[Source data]
=======
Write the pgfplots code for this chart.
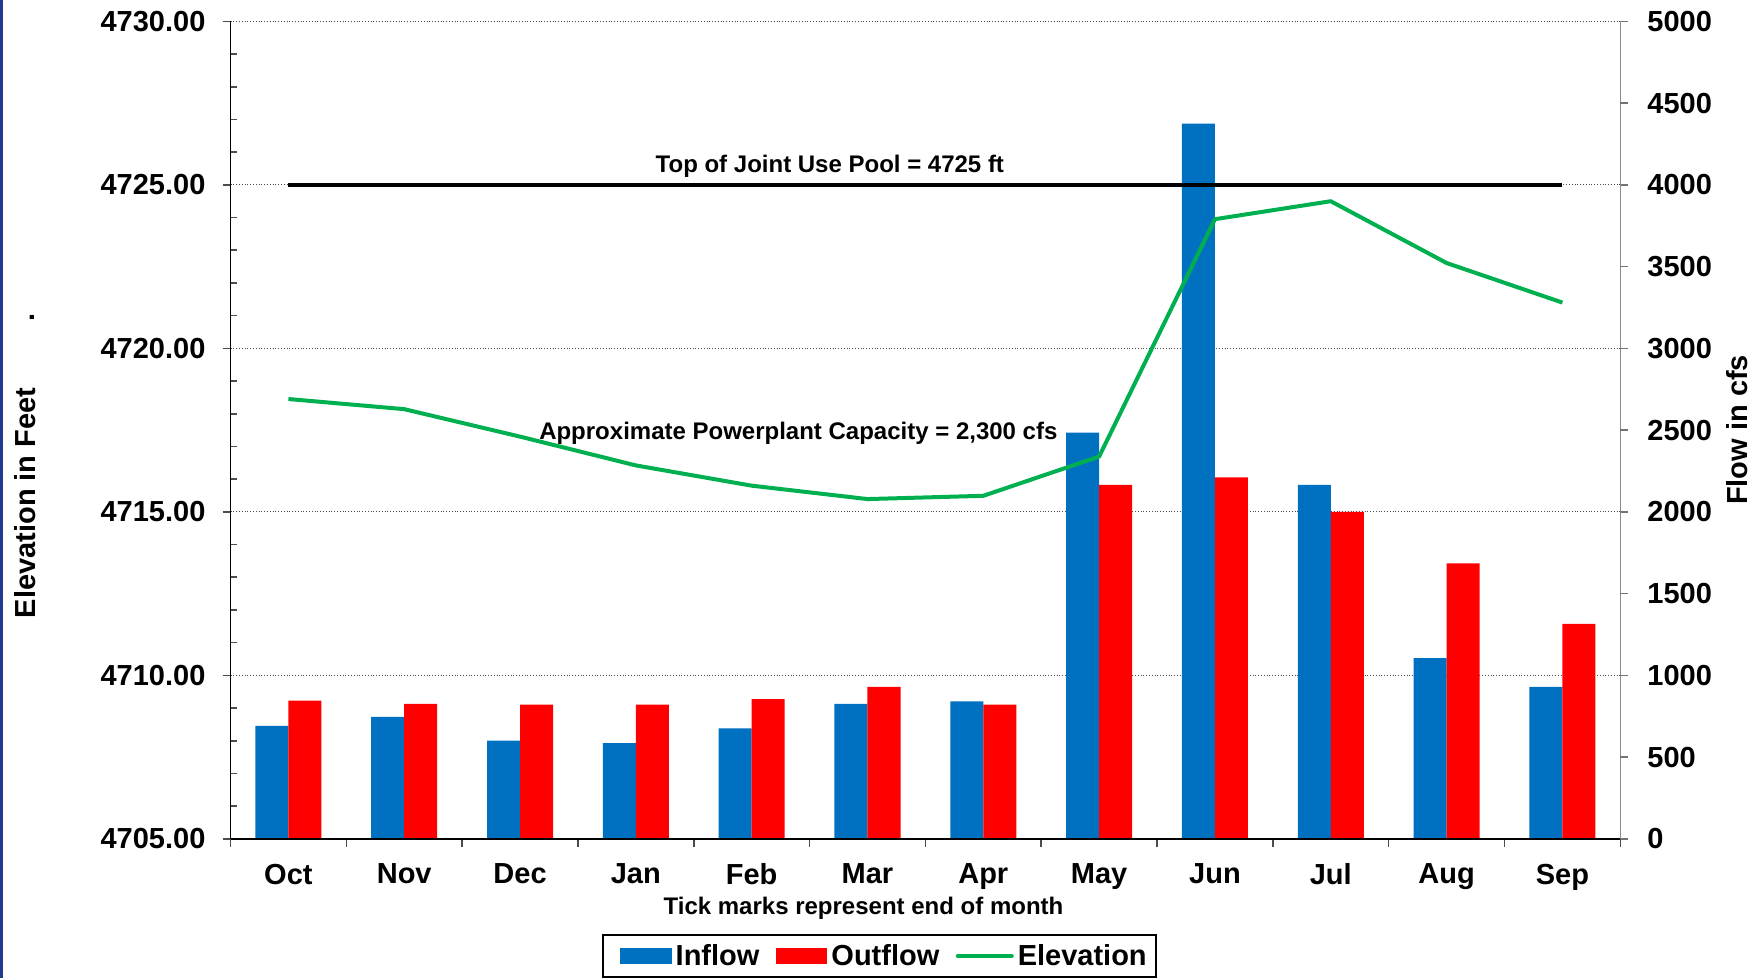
\documentclass[border=0pt]{standalone}
\usepackage{pgfplots}
\pgfplotsset{compat=1.18}
\usepackage{fontspec}
\setmainfont{Liberation Sans}

\definecolor{inblue}{HTML}{0070C0}
\definecolor{outred}{HTML}{FF0000}
\definecolor{elevgreen}{HTML}{00B050}
\definecolor{navy}{HTML}{1F3C8F}

\newcommand{\lbl}{\fontsize{14.5}{17}\selectfont\bfseries}
\newcommand{\annot}{\fontsize{12}{14}\selectfont\bfseries}

\begin{document}
\begin{tikzpicture}
\path[use as bounding box, fill=white] (0,0) rectangle (881.5pt,489pt);
\fill[navy] (0,0) rectangle (1.5pt,489pt);

% flows (right axis)
\begin{axis}[
  at={(115.25pt,69.6pt)}, anchor=south west,
  scale only axis, width=694.9pt, height=408.7pt,
  xmin=-0.5, xmax=11.5, ymin=0, ymax=5000,
  axis x line=none, axis y line*=right,
  ybar=0pt, bar width=16.5pt,
  ytick={0,1000,...,5000},
  extra y ticks={500,1500,...,4500}, extra tick style={grid=none},
  ymajorgrids, grid style={densely dotted, black!70, line width=0.5pt},
  y axis line style={black!45, line width=0.8pt, -},
  tick style={black!55, line width=0.8pt},
  tick align=outside, major tick length=4pt,
  yticklabel style={font=\lbl, xshift=6pt},
  /pgf/number format/assume math mode=true,
  /pgf/number format/1000 sep={},
]
\addplot[fill=inblue, draw=none] coordinates {
  (0,690) (1,745) (2,600) (3,585) (4,675) (5,825)
  (6,840) (7,2485) (8,4375) (9,2165) (10,1105) (11,930)};
\addplot[fill=outred, draw=none] coordinates {
  (0,845) (1,825) (2,820) (3,820) (4,855) (5,930)
  (6,820) (7,2165) (8,2210) (9,2000) (10,1685) (11,1315)};
\end{axis}

% elevation (left axis)
\begin{axis}[
  at={(115.25pt,69.6pt)}, anchor=south west,
  scale only axis, width=694.9pt, height=408.7pt,
  xmin=-0.5, xmax=11.5, ymin=4705, ymax=4730,
  axis x line*=bottom, axis y line*=left, axis line style={-},
  x axis line style={line width=1pt},
  y axis line style={line width=0.6pt},
  xtick={-0.5,0.5,...,11.5}, x tick label as interval,
  xticklabels={Oct,Nov,Dec,Jan,Feb,Mar,Apr,May,Jun,Jul,Aug,Sep},
  ytick={4705,4710,...,4730},
  extra y ticks={4706,4707,4708,4709,4711,4712,4713,4714,4716,4717,4718,4719,4721,4722,4723,4724,4726,4727,4728,4729},
  extra y tick labels={},
  extra y tick style={tick align=inside, major tick length=3.5pt},
  tick style={black!70, line width=0.8pt},
  tick align=outside, major tick length=4pt,
  yticklabel style={font=\lbl, xshift=-5pt, /pgf/number format/fixed, /pgf/number format/fixed zerofill, /pgf/number format/precision=2},
  xticklabel style={font=\lbl, yshift=-5pt},
  /pgf/number format/assume math mode=true,
  /pgf/number format/1000 sep={},
  legend columns=-1,
  legend style={at={(0.4669,-0.1434)}, anchor=center, draw=black, line width=0.8pt,
    font=\lbl, inner xsep=2.5pt, inner ysep=2.4pt,
    /tikz/every even column/.append style={column sep=6.2pt}},
]
\addplot[black, line width=2.2pt, forget plot] coordinates {(0,4725) (11,4725)};
\addlegendimage{legend image code/.code={\path (0pt,0pt); \fill[inblue] (6pt,-3.6pt) rectangle (31pt,3.6pt);}}
\addlegendentry{Inflow}
\addlegendimage{legend image code/.code={\fill[outred] (0pt,-3.6pt) rectangle (25pt,3.6pt);}}
\addlegendentry{Outflow}
\addplot[elevgreen, line width=2pt, line join=round,
  legend image code/.code={\draw[elevgreen, line width=2pt, line cap=round] (0pt,0pt) -- (27pt,0pt);}]
  coordinates {
  (0,4718.45) (1,4718.14) (2,4717.30) (3,4716.42) (4,4715.80) (5,4715.39)
  (6,4715.49) (7,4716.69) (8,4723.95) (9,4724.50) (10,4722.61) (11,4721.40)};
\addlegendentry{Elevation}
\node[font=\annot] at (axis cs:4.675,4725.56) {Top of Joint Use Pool = 4725 ft};
\node[font=\annot] at (axis cs:4.403,4717.41) {Approximate Powerplant Capacity = 2,300 cfs};
\end{axis}

\node[font=\lbl, rotate=90] at (12.35pt,237.5pt) {Elevation in Feet};
\node[font=\lbl, rotate=90] at (16.3pt,330.3pt) {.};
\node[font=\lbl, rotate=90] at (868.5pt,274pt) {Flow in cfs};
\node[font=\annot] at (431.75pt,34.7pt) {Tick marks represent end of month};
\end{tikzpicture}
\end{document}
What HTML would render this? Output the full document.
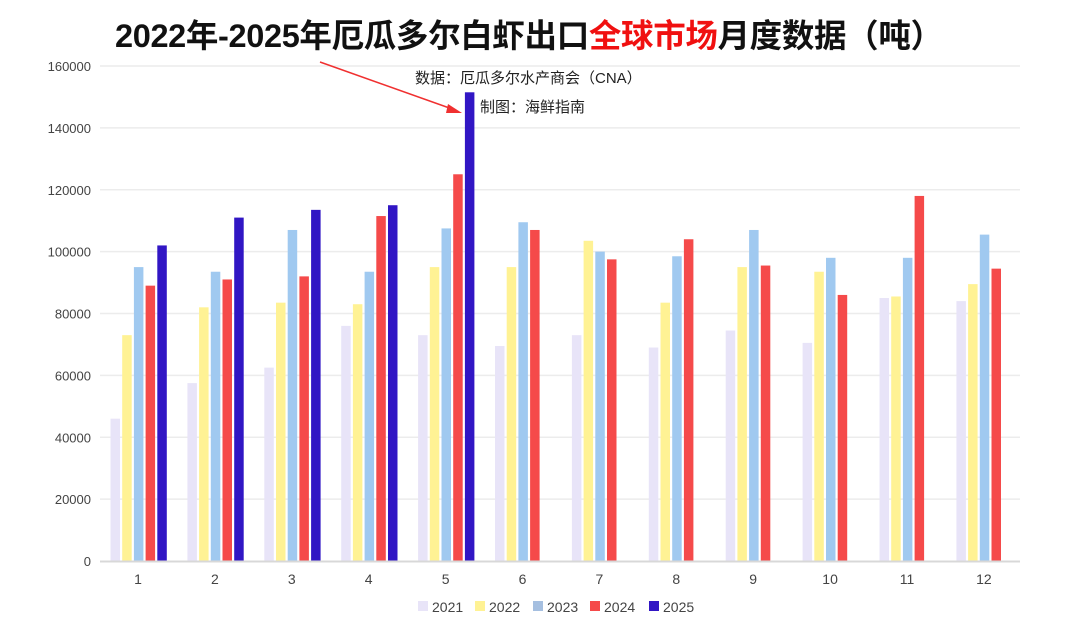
=======
» **Given exercise**: Restate word for word only the lines from where the entries begin through the one with "(0,0) rectangle (1.5pt,489pt);"; omit the pictures.

» **Task result**:
Write the pgfplots code for this chart.
\documentclass[border=0pt]{standalone}
\usepackage{pgfplots}
\pgfplotsset{compat=1.18}
\usepackage{fontspec}
\setmainfont{Liberation Sans}

\definecolor{inblue}{HTML}{0070C0}
\definecolor{outred}{HTML}{FF0000}
\definecolor{elevgreen}{HTML}{00B050}
\definecolor{navy}{HTML}{1F3C8F}

\newcommand{\lbl}{\fontsize{14.5}{17}\selectfont\bfseries}
\newcommand{\annot}{\fontsize{12}{14}\selectfont\bfseries}

\begin{document}
\begin{tikzpicture}
\path[use as bounding box, fill=white] (0,0) rectangle (881.5pt,489pt);
\fill[navy] (0,0) rectangle (1.5pt,489pt);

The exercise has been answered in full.